Instructions for the task »
Extract exactly those lines that lie between the start of the material and the line with "red_y = [1.51, 1.36, 0.61, 0.42, 0.26, 0.21]", including both boundary lines and no others.

┄┄┄┄┄┄┄┄┄┄

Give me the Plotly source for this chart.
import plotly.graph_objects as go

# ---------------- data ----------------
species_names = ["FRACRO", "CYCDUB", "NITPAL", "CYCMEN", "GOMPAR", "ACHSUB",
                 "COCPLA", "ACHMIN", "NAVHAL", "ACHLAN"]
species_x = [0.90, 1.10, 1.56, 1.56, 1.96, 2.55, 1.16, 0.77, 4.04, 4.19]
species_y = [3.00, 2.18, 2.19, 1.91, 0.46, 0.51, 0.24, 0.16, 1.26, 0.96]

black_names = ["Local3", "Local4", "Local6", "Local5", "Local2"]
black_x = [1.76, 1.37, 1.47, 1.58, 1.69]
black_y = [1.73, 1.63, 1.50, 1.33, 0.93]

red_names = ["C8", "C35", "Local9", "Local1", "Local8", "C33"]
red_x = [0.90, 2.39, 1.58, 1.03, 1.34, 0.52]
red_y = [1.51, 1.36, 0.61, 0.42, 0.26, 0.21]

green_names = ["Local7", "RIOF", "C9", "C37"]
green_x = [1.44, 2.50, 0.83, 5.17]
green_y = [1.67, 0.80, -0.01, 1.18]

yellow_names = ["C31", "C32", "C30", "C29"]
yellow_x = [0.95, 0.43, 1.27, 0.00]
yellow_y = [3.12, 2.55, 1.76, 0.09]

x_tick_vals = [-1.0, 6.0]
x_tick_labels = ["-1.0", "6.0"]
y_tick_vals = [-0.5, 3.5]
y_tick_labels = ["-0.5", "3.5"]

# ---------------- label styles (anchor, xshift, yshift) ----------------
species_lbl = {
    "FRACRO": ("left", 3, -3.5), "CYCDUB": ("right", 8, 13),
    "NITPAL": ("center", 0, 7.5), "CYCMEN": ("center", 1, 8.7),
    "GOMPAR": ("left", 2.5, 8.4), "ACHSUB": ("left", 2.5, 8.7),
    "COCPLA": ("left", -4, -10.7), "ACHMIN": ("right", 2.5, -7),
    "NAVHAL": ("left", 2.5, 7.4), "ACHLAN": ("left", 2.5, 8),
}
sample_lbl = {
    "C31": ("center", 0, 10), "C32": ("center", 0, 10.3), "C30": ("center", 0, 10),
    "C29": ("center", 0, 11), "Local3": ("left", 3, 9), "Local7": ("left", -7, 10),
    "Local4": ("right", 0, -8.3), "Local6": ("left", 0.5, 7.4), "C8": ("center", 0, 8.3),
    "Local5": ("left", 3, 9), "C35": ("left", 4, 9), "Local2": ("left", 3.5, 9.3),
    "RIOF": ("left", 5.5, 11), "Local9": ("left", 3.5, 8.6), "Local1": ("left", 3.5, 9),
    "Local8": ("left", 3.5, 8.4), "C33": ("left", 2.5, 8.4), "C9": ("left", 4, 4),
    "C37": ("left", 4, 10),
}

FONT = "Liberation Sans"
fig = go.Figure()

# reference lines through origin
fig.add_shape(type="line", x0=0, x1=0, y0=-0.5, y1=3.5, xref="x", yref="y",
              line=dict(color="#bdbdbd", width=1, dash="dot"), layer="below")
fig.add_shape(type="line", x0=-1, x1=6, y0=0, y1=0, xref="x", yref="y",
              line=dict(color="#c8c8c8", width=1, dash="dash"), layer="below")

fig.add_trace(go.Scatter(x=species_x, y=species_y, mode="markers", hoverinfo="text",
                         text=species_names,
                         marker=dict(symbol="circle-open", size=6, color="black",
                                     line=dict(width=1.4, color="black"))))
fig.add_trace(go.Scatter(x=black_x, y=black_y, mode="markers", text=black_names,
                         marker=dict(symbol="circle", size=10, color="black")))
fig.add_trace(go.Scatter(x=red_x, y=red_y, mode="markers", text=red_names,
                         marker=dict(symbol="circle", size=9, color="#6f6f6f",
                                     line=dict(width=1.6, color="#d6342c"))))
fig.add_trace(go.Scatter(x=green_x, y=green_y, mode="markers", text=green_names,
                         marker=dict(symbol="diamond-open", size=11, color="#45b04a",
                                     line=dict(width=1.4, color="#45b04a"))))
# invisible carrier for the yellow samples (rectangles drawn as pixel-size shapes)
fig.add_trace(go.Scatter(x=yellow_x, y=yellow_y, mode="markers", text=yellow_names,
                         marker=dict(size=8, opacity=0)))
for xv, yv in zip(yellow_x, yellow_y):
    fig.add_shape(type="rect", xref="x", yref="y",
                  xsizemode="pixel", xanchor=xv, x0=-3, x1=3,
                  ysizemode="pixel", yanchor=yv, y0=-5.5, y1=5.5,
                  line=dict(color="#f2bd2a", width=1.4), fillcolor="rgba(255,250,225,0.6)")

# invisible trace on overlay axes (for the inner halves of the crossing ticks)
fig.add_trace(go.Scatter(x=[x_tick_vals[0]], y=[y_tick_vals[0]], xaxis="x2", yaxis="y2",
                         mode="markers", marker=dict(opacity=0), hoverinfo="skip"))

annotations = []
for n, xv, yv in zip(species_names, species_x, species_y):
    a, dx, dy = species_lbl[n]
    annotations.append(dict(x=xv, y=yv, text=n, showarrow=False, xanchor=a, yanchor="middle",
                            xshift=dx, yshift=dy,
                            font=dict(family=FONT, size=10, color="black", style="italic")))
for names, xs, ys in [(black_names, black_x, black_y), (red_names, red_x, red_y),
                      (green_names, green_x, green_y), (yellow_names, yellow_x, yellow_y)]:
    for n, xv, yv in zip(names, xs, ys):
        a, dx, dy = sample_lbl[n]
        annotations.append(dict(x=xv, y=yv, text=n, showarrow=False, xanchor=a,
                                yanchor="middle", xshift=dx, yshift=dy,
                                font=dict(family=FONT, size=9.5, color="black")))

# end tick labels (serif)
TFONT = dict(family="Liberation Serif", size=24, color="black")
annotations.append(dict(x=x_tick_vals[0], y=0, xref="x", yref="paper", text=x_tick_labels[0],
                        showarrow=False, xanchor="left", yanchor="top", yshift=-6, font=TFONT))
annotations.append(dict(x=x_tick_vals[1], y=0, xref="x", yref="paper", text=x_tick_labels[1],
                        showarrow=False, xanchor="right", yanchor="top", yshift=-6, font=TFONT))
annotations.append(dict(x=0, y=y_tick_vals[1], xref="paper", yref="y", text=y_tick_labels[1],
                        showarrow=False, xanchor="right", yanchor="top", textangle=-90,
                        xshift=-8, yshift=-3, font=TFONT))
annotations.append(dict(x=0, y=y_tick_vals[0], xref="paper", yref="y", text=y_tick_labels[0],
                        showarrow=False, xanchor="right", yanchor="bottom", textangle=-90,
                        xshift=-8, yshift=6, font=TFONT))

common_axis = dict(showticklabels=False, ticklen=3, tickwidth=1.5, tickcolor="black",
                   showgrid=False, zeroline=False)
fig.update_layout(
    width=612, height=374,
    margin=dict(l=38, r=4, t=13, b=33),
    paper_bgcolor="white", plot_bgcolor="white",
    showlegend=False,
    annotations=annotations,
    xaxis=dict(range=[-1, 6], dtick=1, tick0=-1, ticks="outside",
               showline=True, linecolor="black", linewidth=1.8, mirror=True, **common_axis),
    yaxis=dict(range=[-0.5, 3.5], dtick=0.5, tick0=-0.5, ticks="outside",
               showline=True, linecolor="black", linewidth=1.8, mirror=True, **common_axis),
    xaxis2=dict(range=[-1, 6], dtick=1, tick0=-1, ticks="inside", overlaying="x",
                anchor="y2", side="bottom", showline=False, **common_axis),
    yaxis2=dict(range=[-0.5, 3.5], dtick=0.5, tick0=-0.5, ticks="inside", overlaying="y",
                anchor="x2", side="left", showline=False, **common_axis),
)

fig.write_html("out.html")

┄┄┄┄┄┄┄┄┄┄

Task answer »
Give me the Plotly source for this chart.
import plotly.graph_objects as go

# ---------------- data ----------------
species_names = ["FRACRO", "CYCDUB", "NITPAL", "CYCMEN", "GOMPAR", "ACHSUB",
                 "COCPLA", "ACHMIN", "NAVHAL", "ACHLAN"]
species_x = [0.90, 1.10, 1.56, 1.56, 1.96, 2.55, 1.16, 0.77, 4.04, 4.19]
species_y = [3.00, 2.18, 2.19, 1.91, 0.46, 0.51, 0.24, 0.16, 1.26, 0.96]

black_names = ["Local3", "Local4", "Local6", "Local5", "Local2"]
black_x = [1.76, 1.37, 1.47, 1.58, 1.69]
black_y = [1.73, 1.63, 1.50, 1.33, 0.93]

red_names = ["C8", "C35", "Local9", "Local1", "Local8", "C33"]
red_x = [0.90, 2.39, 1.58, 1.03, 1.34, 0.52]
red_y = [1.51, 1.36, 0.61, 0.42, 0.26, 0.21]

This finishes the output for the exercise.